3D Printed Bollards in Port of Rotterdam
Recently, the Port of Rotterdam Authority announced that it was installing the “world’s first” 3D printed steel bollards on a new quay in the Sleepboothaven at Rotterdam Heijplaat, which is an incubator for the manufacturing industry. The typical bollards at the port are made from cast steel to a set design, but by using Wire Arc Additive Manufacturing (WAAM) instead, the bollards, which will be used to moor vessels for Broekman Project Services, can be fabricated more quickly and sustainably. These six bollards, part of a series of twelve, were co-developed by the Port Authority and RAMLAB as part of an infrastructure innovation program to improve and increase sustainability in manufacturing and using hardware on the quay, and testing shows that the 3D printed bollards match the quality of the cast steel ones.

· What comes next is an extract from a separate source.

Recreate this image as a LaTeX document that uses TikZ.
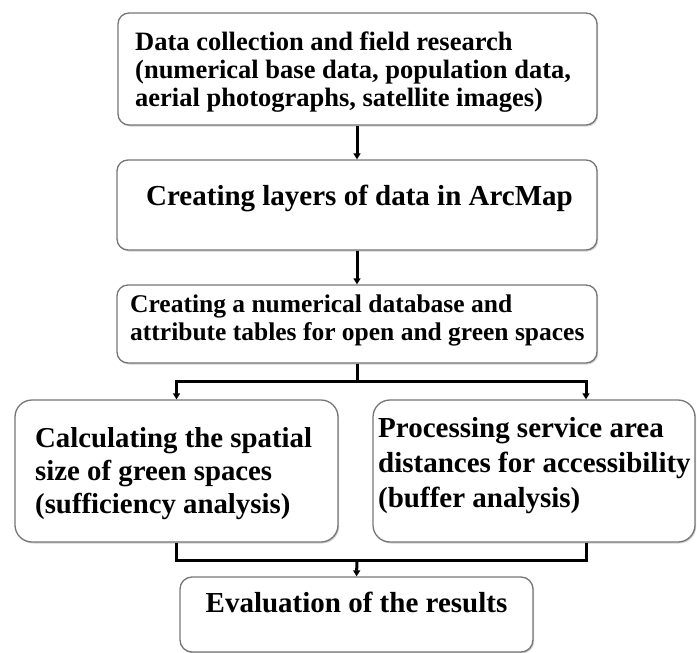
\documentclass[tikz,border=0pt]{standalone}
\usepackage{fontspec}
\setmainfont{Liberation Serif}
\usetikzlibrary{arrows.meta,shadows}
\definecolor{boxgray}{RGB}{118,118,118}
\begin{document}
\begin{tikzpicture}[x=1pt,y=-1pt,
  box/.style={draw=boxgray, line width=1.3pt, fill=white, inner sep=0pt,
    drop shadow={shadow xshift=1.2pt, shadow yshift=-1.5pt, opacity=0.35, fill=gray}},
  txt/.style={inner sep=0pt, align=left, font=\bfseries},
  link/.style={line width=3pt, black},
  conn/.style={link, -{Triangle[width=7pt,length=6pt]}}]
\useasboundingbox (0,0) rectangle (697,653);
% boxes
\node[box, rounded corners=11pt, minimum width=479pt, minimum height=112pt] (b1) at (357.5,69) {};
\node[box, rounded corners=11pt, minimum width=480pt, minimum height=90pt] (b2) at (357,205) {};
\node[box, rounded corners=11pt, minimum width=480pt, minimum height=78pt] (b3) at (357,324) {};
\node[box, rounded corners=17pt, minimum width=323pt, minimum height=142pt] (b4) at (176.5,471) {};
\node[box, rounded corners=17pt, minimum width=322pt, minimum height=142pt] (b5) at (534,471) {};
\node[box, rounded corners=12pt, minimum width=353pt, minimum height=75pt] (b6) at (356.5,614.5) {};
% texts (base anchor = baseline of the last line)
\node[txt, anchor=base west, font=\fontsize{26.5}{28}\selectfont\bfseries] (t1) at (135,106)
  {Data collection and field research\\(numerical base data, population data,\\aerial photographs, satellite images)};
\node[txt, anchor=base, font=\fontsize{29}{34}\selectfont\bfseries] (t2) at (359.5,205)
  {Creating layers of data in ArcMap};
\node[txt, anchor=base west, font=\fontsize{25.5}{28}\selectfont\bfseries] (t3) at (130,340)
  {Creating a numerical database and\\attribute tables for open and green spaces};
\node[txt, anchor=base west, font=\fontsize{28.8}{33}\selectfont\bfseries] (t4) at (35,513)
  {Calculating the spatial\\size of green spaces\\(sufficiency analysis)};
\node[txt, anchor=base west, font=\fontsize{29}{35}\selectfont\bfseries] (t5) at (378,507)
  {Processing service area\\distances for accessibility\\(buffer analysis)};
\node[txt, anchor=base, font=\fontsize{29}{34}\selectfont\bfseries] (t6) at (356.5,612)
  {Evaluation of the results};
% connectors
\coordinate (j1) at (357,381);
\coordinate (a5) at (586,381);
\coordinate (j2) at (357,560);
\draw[conn] (b1.south -| j1) -- (b2.north -| j1);
\draw[conn] (b2.south -| j1) -- (b3.north -| j1);
\draw[link] (b3.south -| j1) -- (j1);
\draw[conn] (j1) -| (b4.north);
\draw[conn] (j1) -| (b5.north -| a5);
\draw[link] (b4.south) |- (j2);
\draw[link] (b5.south -| a5) |- (j2);
\draw[conn] (j2) -- (b6.north);
\end{tikzpicture}
\end{document}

“3D printing allows us to produce parts locally and on demand. For example, in 2017 RAMLAB produced the first 3D-printed and certified marine propeller,” explained RAMLAB’s Managing Director, Vincent Wegener. “This year we are printing the first bollards, which is a useful test case that shows that you can produce small series relatively quickly when compared to casting and importing the parts from China.”
Next steps involve investigating the possibility of using 3D printing for hydraulic engineering applications, and possibly setting up on-site 3D printing for repairs on nautical objects like mooring posts and bollards.